#### THE REQUEST
Leave the pictures out and quote every line from the start of the listing to the line with "import plotly.graph_objects as go", inclusive.

#### MATERIAL
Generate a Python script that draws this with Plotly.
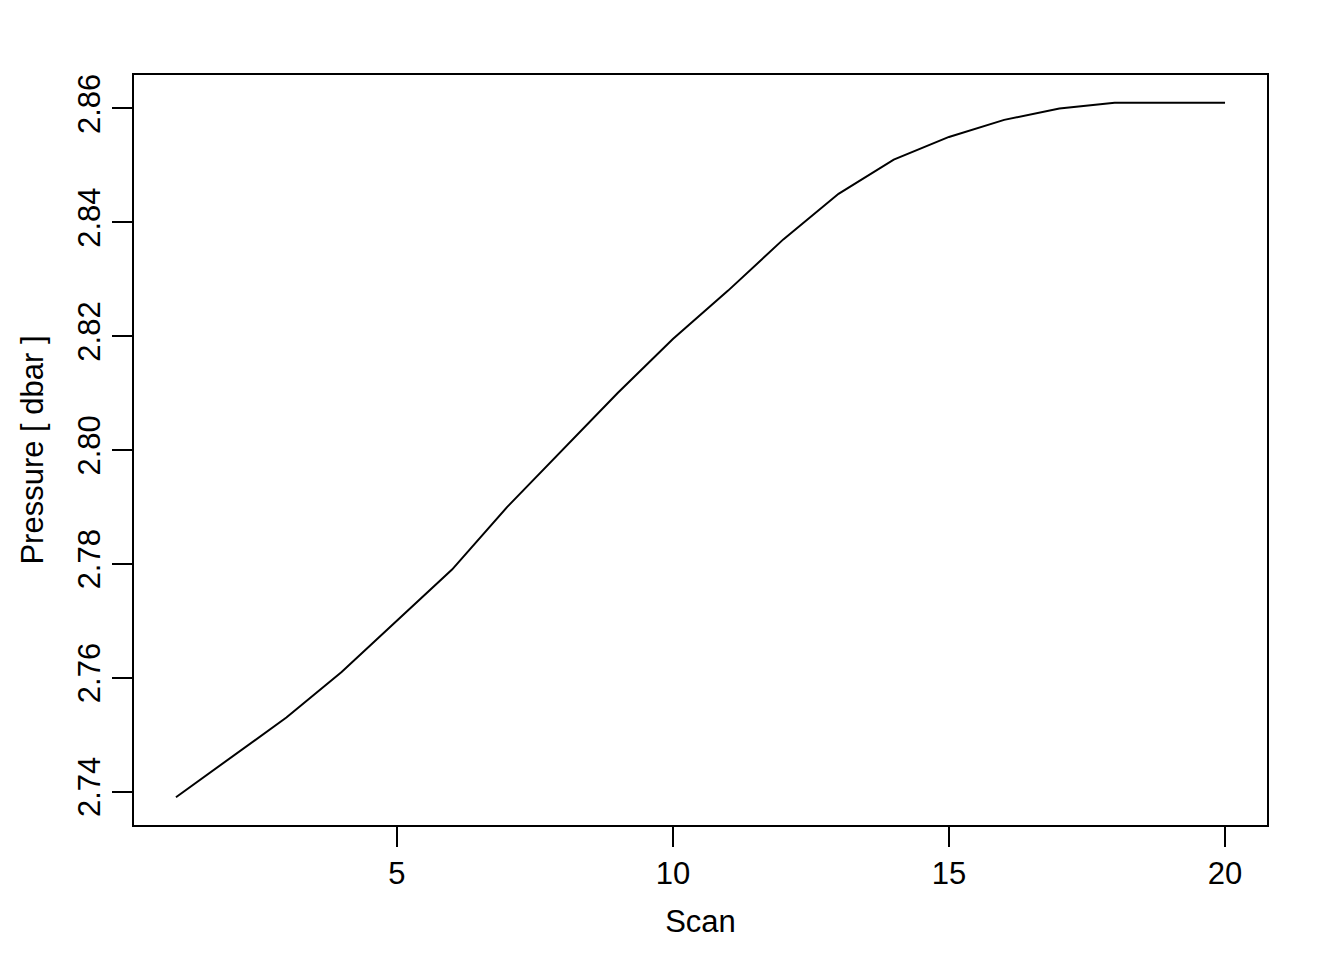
import plotly.graph_objects as go

scan = list(range(1, 21))
pressure = [2.739, 2.746, 2.753, 2.761, 2.770, 2.779, 2.790, 2.800, 2.810, 2.8195,
            2.828, 2.837, 2.845, 2.851, 2.855, 2.858, 2.860, 2.861, 2.861, 2.861]
x_ticks = [5, 10, 15, 20]
y_ticks = [2.74, 2.76, 2.78, 2.80, 2.82, 2.84, 2.86]
y_ticklabels = ["2.74", "2.76", "2.78", "2.80", "2.82", "2.84", "2.86"]

font = dict(family="Liberation Sans, Arial, Helvetica, sans-serif", size=31, color="black")

fig = go.Figure()
fig.add_trace(go.Scatter(x=scan, y=pressure, mode="lines",
                         line=dict(color="black", width=2), showlegend=False))

xpad = (max(scan) - min(scan)) * 0.04
ypad = (max(pressure) - min(pressure)) * 0.04

fig.update_layout(
    width=1344, height=960,
    margin=dict(l=126, r=85, t=67, b=143, autoexpand=False),
    paper_bgcolor="white", plot_bgcolor="white",
    font=font,
    xaxis=dict(range=[min(scan) - xpad, max(scan) + xpad], tickvals=x_ticks,
               ticks="outside", ticklen=20, tickwidth=2, tickcolor="black",
               showline=True, linecolor="black", linewidth=2, mirror=True,
               showgrid=False, zeroline=False, automargin=False,
               title=dict(text="Scan", standoff=20, font=font), tickfont=font),
    yaxis=dict(range=[min(pressure) - ypad, max(pressure) + ypad], tickvals=y_ticks,
               ticktext=y_ticklabels, tickangle=-90,
               ticks="outside", ticklen=20, tickwidth=2, tickcolor="black",
               showline=True, linecolor="black", linewidth=2, mirror=True,
               showgrid=False, zeroline=False, automargin=False,
               title=dict(text="Pressure [ dbar ]", standoff=19, font=font), tickfont=font),
)

fig.write_html("out.html")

#### SOLUTION TO THE EXERCISE
Generate a Python script that draws this with Plotly.
import plotly.graph_objects as go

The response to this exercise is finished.